The Spider's Feast (Le Festin de l'araignée), Op. 17, is a 1912 "ballet-pantomime" with music by the French composer Albert Roussel (1869–1937) to a scenario by Gilbert de Voisins.

==The ballet==
The ballet depicts insect life in a garden, evoked by the flute solo at the opening and close of the work, and where insects are trapped in the spider's web, but when the spider prepares to begin its feast, it in turn is killed by a praying mantis. The funeral procession of the mayfly concludes the work. The full ballet lasts approximately half an hour.

Part One
- Prélude
- Entrée des fourmis
- Entrée des Bousiers
- Danse du Papillon
- Danse de l'araignée
- Ronde des fourmis
- Combat des mantes
- Danse de l'araignée
- Eclosion et danse de l'Éphémère
Part Two
- Danse de l'Éphémère et des vers de fruit
- Mort de l'Éphémère
- Agonie de l'araignée
- Funérailles de Éphémère

Outside of theatrical performances, an orchestral suite has been performed in concert and recorded:
- Prélude
- Entrée des fourmis
- Danse du Papillon
- Eclosion et danse de l'Éphémère
- Funérailles de Éphémère
- La nuit tombe sur le jardin solitaire

==Performance history==
The work was premiered at the Théâtre des Arts in Paris on 3 April 1913 with Mlle Sahary-Djali in the title role, choreography by Léo Staats and design by Maxime Dethomas. It was revived at the Opéra-Comique on 5 December 1922 with Mado Minty as the spider and entered the repertoire of the Paris Opéra on 1 May 1939 with Suzanne Lorcia.

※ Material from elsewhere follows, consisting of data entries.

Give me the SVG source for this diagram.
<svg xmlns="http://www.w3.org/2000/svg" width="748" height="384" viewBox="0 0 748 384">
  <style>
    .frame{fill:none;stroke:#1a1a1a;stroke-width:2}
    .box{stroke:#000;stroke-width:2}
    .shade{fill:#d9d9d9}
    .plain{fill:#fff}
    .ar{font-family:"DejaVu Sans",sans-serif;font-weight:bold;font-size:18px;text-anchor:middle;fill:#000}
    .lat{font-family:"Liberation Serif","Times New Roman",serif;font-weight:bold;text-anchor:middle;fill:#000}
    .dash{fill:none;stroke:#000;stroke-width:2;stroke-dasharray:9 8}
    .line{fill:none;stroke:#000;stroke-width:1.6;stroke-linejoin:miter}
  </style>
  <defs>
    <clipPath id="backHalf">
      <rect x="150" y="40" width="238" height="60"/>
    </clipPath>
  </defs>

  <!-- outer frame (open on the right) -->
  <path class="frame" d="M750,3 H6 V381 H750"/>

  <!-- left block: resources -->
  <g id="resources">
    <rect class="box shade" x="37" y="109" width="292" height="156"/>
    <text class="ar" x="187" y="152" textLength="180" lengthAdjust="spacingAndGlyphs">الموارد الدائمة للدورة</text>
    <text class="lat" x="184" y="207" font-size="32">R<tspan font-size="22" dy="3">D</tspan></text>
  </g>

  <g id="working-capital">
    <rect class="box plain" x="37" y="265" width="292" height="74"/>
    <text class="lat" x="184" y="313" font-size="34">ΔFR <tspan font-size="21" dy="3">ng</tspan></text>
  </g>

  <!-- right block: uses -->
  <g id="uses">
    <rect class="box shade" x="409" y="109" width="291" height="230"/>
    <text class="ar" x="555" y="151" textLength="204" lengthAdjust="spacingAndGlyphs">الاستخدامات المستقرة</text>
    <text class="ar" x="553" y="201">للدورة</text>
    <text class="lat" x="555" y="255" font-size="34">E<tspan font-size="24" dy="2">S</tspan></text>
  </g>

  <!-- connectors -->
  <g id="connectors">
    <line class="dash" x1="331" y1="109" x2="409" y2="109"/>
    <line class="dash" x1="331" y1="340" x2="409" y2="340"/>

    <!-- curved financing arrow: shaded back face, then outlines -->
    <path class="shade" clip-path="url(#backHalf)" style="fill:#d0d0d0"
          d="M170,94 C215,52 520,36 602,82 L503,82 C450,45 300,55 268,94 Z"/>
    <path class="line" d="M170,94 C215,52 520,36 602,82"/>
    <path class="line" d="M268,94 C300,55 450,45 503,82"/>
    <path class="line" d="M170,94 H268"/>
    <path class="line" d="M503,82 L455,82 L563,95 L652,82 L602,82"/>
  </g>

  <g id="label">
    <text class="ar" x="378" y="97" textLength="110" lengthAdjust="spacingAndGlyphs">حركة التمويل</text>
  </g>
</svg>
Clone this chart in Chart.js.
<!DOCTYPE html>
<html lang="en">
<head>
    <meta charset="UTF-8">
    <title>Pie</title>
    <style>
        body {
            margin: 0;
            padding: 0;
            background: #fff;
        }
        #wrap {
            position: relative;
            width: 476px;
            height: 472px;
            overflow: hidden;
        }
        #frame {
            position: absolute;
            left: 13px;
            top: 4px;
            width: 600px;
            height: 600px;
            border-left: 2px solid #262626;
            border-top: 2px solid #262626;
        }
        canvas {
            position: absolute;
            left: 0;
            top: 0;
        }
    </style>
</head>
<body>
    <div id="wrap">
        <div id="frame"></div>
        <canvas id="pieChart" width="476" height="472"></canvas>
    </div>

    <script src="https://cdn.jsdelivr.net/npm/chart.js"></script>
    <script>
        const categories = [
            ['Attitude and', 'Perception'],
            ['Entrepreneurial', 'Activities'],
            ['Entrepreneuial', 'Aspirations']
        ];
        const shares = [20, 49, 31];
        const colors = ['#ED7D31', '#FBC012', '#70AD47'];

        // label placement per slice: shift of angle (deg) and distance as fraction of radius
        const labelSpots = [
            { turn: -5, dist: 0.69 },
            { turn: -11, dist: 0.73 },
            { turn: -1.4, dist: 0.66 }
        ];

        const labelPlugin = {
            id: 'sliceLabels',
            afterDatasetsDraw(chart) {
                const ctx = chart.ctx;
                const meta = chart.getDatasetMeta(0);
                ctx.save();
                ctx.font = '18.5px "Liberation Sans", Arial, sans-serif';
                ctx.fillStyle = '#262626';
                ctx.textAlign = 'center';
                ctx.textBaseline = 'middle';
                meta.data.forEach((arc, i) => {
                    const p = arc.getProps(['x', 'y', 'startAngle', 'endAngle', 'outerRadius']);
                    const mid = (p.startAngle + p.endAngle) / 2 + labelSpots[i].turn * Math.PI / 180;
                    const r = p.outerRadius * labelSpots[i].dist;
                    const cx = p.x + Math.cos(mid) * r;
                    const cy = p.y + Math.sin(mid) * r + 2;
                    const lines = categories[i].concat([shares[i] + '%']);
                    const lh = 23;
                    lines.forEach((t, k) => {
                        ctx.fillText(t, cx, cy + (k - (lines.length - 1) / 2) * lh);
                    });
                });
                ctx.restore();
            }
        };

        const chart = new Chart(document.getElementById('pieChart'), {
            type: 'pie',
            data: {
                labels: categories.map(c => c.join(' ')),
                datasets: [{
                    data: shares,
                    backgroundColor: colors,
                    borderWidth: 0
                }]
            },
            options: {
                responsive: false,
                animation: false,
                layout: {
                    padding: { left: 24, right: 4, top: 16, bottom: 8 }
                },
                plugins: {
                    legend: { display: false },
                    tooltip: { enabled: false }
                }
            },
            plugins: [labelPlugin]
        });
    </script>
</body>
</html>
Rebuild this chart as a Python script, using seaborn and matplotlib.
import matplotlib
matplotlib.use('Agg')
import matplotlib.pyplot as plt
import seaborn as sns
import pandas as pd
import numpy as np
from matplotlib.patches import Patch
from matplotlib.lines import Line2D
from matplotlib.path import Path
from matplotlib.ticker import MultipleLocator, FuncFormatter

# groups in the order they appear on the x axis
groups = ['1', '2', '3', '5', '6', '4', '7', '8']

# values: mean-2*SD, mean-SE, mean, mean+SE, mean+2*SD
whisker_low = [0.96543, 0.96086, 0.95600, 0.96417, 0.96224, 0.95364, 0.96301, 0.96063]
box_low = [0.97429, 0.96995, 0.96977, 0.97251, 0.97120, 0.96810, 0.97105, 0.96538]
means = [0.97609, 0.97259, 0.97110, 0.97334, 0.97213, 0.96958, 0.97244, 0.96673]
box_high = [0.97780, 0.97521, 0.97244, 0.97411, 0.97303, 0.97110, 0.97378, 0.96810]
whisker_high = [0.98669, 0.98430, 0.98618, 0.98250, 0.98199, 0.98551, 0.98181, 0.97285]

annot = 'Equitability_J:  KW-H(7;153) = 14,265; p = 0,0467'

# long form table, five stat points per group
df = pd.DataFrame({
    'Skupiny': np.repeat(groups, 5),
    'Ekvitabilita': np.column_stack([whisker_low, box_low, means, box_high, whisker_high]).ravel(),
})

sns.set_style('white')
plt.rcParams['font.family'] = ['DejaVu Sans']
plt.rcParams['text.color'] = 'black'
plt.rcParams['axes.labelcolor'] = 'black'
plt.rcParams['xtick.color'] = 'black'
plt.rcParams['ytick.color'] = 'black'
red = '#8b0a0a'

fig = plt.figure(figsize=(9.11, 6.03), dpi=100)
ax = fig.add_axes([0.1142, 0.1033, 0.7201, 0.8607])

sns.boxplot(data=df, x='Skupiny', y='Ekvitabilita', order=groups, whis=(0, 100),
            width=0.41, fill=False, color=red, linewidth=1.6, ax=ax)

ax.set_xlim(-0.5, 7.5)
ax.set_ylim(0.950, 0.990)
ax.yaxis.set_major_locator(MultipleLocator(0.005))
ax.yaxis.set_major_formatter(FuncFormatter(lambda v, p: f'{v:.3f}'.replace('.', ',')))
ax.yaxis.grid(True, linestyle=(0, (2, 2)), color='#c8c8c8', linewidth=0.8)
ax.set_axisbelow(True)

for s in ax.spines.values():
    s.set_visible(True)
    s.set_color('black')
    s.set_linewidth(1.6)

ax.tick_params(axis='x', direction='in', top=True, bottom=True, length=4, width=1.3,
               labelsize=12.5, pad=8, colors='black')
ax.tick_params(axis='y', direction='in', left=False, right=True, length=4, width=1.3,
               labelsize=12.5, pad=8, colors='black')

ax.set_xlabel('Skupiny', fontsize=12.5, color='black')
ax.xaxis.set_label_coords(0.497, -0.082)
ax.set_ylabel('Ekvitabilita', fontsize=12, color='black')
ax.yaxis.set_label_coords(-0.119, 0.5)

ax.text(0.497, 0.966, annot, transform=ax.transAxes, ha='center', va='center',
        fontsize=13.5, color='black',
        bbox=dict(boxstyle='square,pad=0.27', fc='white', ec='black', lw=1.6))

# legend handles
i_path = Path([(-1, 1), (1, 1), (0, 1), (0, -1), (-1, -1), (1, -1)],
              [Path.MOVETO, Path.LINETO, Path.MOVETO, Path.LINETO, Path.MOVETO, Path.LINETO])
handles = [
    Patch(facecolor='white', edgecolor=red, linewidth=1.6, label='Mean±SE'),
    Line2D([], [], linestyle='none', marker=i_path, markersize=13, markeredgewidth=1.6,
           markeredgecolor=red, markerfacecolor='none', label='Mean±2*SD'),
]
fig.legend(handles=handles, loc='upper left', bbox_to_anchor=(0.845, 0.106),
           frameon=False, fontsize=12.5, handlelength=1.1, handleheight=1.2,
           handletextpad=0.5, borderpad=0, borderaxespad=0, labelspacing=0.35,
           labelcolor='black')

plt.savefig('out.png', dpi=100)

Typical of Roussel's earlier works, the music is impressionistic, much in the style of his countrymen Claude Debussy and Maurice Ravel. It is lushly orchestrated. Composed to order in only two months, the music was highly regarded for its "inventive counterpoints, bounding scherzos, gay and uneven rhythms, and personal instrumentation, both caressing and vigorous".

The symphonic fragments from the full score were first recorded in 1928 with the composer conducting (his only recording). Walter Straram and his Orchestre des Concerts Straram made a recording for Columbia in March 1930. Arturo Toscanini and the NBC Symphony Orchestra performed this orchestral suite during a broadcast concert in NBC Studio 8-H on 7 April 1946. Charles Munch and the London Philharmonic Orchestra in June 1947 recorded the work for Decca and Louis Fourestier conducting the Orchestre du Théâtre national de l'Opéra recorded it for Pathé in October 1948. In 1952, Rene Leibowitz recorded the suite with the Paris Philharmonic Orchestra and in 1953 the Detroit Symphony Orchestra under Paul Paray recorded it for Mercury. Ernest Ansermet and the Suisse Romande Orchestra made the first complete recording of the ballet in 1954. Georges Prêtre recorded this same music with the Orchestre National de France for EMI in 1984. A recording by Christoph Eschenbach and the Orchestre de Paris was released on Ondine in 2008.

==Instrumentation==
The scoring includes 2 flutes (one doubling piccolo), 2 oboes (one doubling cor anglais), 2 clarinets in A, 2 bassoons; 2 horns in F (chromatiques), 2 trumpets in C; timpani, one percussion (cymbal, triangle, tambourine); celeste, harps; strings.